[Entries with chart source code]
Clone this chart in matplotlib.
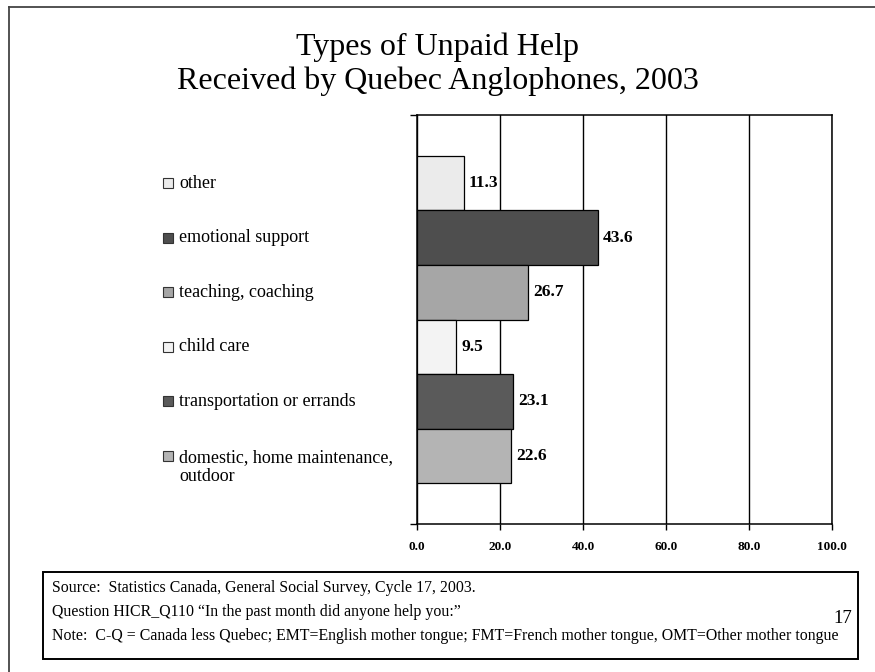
import matplotlib
matplotlib.use("Agg")
import matplotlib.pyplot as plt
import matplotlib.transforms as mtransforms
from matplotlib.lines import Line2D
from matplotlib.patches import Rectangle

plt.rcParams['font.family'] = ['Liberation Serif', 'DejaVu Serif']

# Data (top to bottom as shown)
categories = ["other", "emotional support", "teaching, coaching", "child care",
              "transportation or errands", "domestic, home maintenance,\noutdoor"]
values = [11.3, 43.6, 26.7, 9.5, 23.1, 22.6]
colors = ["#ebebeb", "#4e4e4e", "#a6a6a6", "#f3f3f3", "#5a5a5a", "#b4b4b4"]
xticks = [0, 20, 40, 60, 80, 100]
xtick_labels = ["0.0", "20.0", "40.0", "60.0", "80.0", "100.0"]

title = "Types of Unpaid Help\nReceived by Quebec Anglophones, 2003"
footer = ["Source:  Statistics Canada, General Social Survey, Cycle 17, 2003.",
          "Question HICR_Q110 \u201cIn the past month did anyone help you:\u201d",
          "Note:  C-Q = Canada less Quebec; EMT=English mother tongue; FMT=French mother tongue, OMT=Other mother tongue"]

fig = plt.figure(figsize=(8.75, 6.72), dpi=100)
ax = fig.add_axes([0.4766, 0.2202, 0.4743, 0.6086])

n = len(categories)
ypos = [n - 1 - i for i in range(n)]
ax.barh(ypos, values, height=1.0, color=colors, edgecolor="black", linewidth=0.9, zorder=3)

for y, v in zip(ypos, values):
    ax.text(v + 1.2, y, f"{v:.1f}", va="center", ha="left", fontsize=12.5,
            fontweight="bold", zorder=4)

ax.set_xlim(0, 100)
ax.set_ylim(-1.25, n - 1 + 1.25)
ax.set_xticks(xticks)
ax.set_xticklabels(xtick_labels, fontsize=9.5, fontweight="bold")
ax.tick_params(axis="x", direction="out", length=4, width=1, pad=8)
ax.set_yticks([-1.25, n - 1 + 1.25])
ax.set_yticklabels([])
ax.tick_params(axis="y", direction="out", length=5, width=1)
ax.grid(axis="x", color="black", linewidth=1, zorder=1)
for s in ax.spines.values():
    s.set_linewidth(1.1)
    s.set_color("black")

# Legend aligned with bars (x in figure coords, y in data coords)
trans = mtransforms.blended_transform_factory(fig.transFigure, ax.transData)
for y, c, lab in zip(ypos, colors, categories):
    ax.plot([0.1925], [y], marker="s", markersize=7.5, markerfacecolor=c,
            markeredgecolor="#333333", markeredgewidth=0.8, transform=trans,
            clip_on=False, linestyle="none")
    if "\n" in lab:
        ax.text(0.2045, y - 0.21, lab, transform=trans, va="center", ha="left",
                fontsize=13, linespacing=1.15)
    else:
        ax.text(0.2045, y, lab, transform=trans, va="center", ha="left", fontsize=13)

# Title
fig.text(0.5, 0.904, title, ha="center", va="center", fontsize=23, linespacing=1.22)

# Footer box
fig.add_artist(Rectangle((0.049, 0.019), 0.931, 0.130, transform=fig.transFigure,
                         fill=False, edgecolor="black", linewidth=1.4))
fy = [0.125, 0.090, 0.053]
for t, y in zip(footer, fy):
    fig.text(0.059, y, t, ha="left", va="center", fontsize=11.4)
fig.text(0.963, 0.080, "17", ha="center", va="center", fontsize=13.5)

# Outer page border
fig.add_artist(Line2D([0.0103, 0.0103], [0.0, 0.9896], transform=fig.transFigure,
                      color="#444444", linewidth=1.3))
fig.add_artist(Line2D([0.0103, 1.0], [0.9896, 0.9896], transform=fig.transFigure,
                      color="#444444", linewidth=1.3))

fig.savefig("out.png", dpi=100)
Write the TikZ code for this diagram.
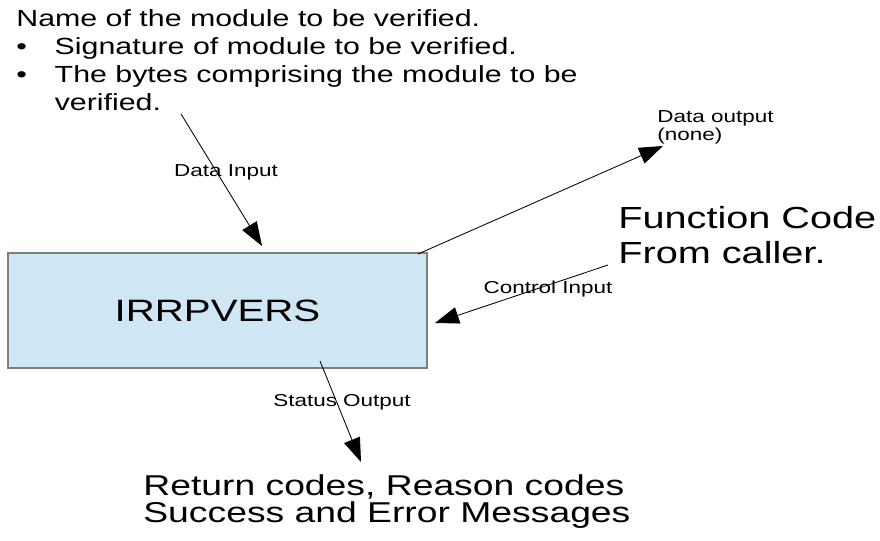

● What is needed:
Every line from the top of the entries through the line that holds "plt.rcParams['font.family'] = ['Liberation" is to be quoted exactly, please, and nothing else; omit the pictures.

● Reply to the exercise:
Clone this chart in matplotlib.
import matplotlib
matplotlib.use("Agg")
import matplotlib.pyplot as plt
import matplotlib.transforms as mtransforms
from matplotlib.lines import Line2D
from matplotlib.patches import Rectangle

plt.rcParams['font.family'] = ['Liberation Serif', 'DejaVu Serif']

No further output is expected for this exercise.